Each line that holds the word "this" counts once; report the total and nothing else.
-- Given records start --
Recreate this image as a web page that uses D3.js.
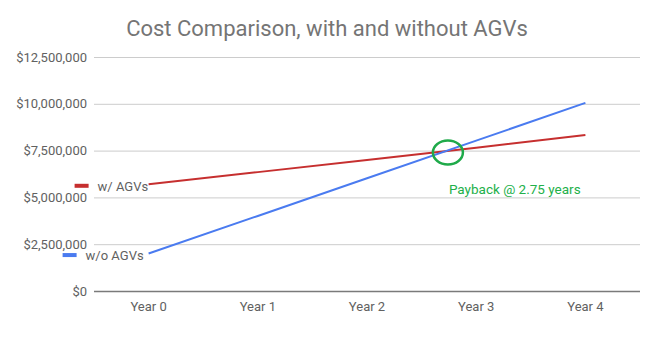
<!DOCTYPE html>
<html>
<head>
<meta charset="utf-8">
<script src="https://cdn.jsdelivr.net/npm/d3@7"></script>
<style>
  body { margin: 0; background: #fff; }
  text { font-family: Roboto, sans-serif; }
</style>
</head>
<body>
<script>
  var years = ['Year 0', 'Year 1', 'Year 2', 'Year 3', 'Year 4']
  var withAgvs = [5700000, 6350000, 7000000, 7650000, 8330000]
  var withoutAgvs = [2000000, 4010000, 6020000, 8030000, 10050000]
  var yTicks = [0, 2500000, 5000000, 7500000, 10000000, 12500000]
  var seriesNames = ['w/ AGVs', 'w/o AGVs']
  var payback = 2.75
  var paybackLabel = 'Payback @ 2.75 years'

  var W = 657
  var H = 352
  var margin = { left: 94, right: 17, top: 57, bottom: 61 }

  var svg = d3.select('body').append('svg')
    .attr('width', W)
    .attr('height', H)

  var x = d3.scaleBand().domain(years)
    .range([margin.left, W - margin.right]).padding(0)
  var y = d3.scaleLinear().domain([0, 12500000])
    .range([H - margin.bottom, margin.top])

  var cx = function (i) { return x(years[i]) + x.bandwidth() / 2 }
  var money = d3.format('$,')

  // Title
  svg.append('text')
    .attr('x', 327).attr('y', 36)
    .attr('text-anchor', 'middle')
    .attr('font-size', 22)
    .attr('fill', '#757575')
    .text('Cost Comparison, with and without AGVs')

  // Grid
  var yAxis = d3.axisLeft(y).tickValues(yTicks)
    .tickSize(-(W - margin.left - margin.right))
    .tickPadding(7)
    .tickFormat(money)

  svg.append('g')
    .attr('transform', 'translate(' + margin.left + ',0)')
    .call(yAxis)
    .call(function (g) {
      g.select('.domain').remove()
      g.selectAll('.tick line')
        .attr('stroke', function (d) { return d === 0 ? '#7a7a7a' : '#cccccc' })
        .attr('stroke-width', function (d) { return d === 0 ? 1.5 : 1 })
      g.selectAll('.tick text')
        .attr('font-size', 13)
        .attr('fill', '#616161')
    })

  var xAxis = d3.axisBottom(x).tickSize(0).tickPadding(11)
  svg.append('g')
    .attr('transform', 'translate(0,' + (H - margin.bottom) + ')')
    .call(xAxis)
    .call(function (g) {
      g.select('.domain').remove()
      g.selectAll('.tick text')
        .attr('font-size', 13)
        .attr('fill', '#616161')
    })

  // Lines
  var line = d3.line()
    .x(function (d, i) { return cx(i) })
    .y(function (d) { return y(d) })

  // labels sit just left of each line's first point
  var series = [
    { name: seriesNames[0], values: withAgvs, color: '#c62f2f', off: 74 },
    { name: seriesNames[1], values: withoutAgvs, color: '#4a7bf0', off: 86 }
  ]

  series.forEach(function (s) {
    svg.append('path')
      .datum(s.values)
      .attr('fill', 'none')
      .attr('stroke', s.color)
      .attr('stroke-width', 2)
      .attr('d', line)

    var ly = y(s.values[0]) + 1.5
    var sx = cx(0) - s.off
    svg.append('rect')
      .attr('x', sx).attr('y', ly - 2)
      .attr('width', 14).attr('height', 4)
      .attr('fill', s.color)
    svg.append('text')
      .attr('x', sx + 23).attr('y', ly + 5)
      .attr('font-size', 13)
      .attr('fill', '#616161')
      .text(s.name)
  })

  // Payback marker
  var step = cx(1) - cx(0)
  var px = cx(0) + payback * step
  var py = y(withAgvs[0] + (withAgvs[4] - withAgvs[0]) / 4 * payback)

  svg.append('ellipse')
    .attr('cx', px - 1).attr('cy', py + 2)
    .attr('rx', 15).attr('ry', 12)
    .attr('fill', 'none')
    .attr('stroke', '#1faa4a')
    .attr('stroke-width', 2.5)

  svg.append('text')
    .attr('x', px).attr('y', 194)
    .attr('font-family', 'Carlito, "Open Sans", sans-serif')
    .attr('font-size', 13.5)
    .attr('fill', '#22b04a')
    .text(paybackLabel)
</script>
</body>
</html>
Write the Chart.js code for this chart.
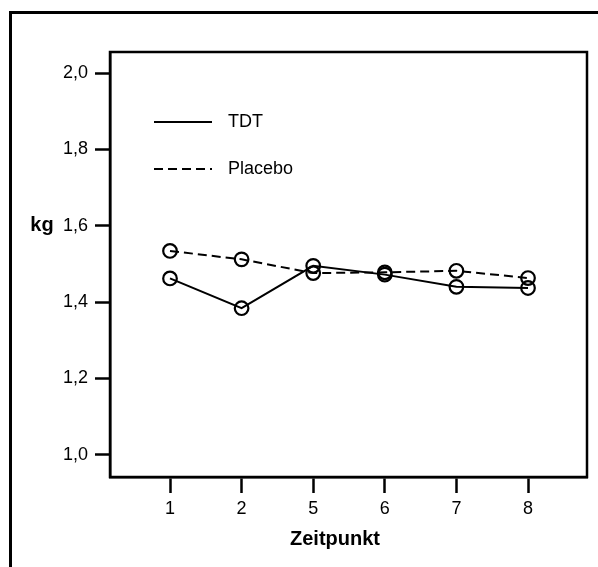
-- Given records end --
Output of the exercise
2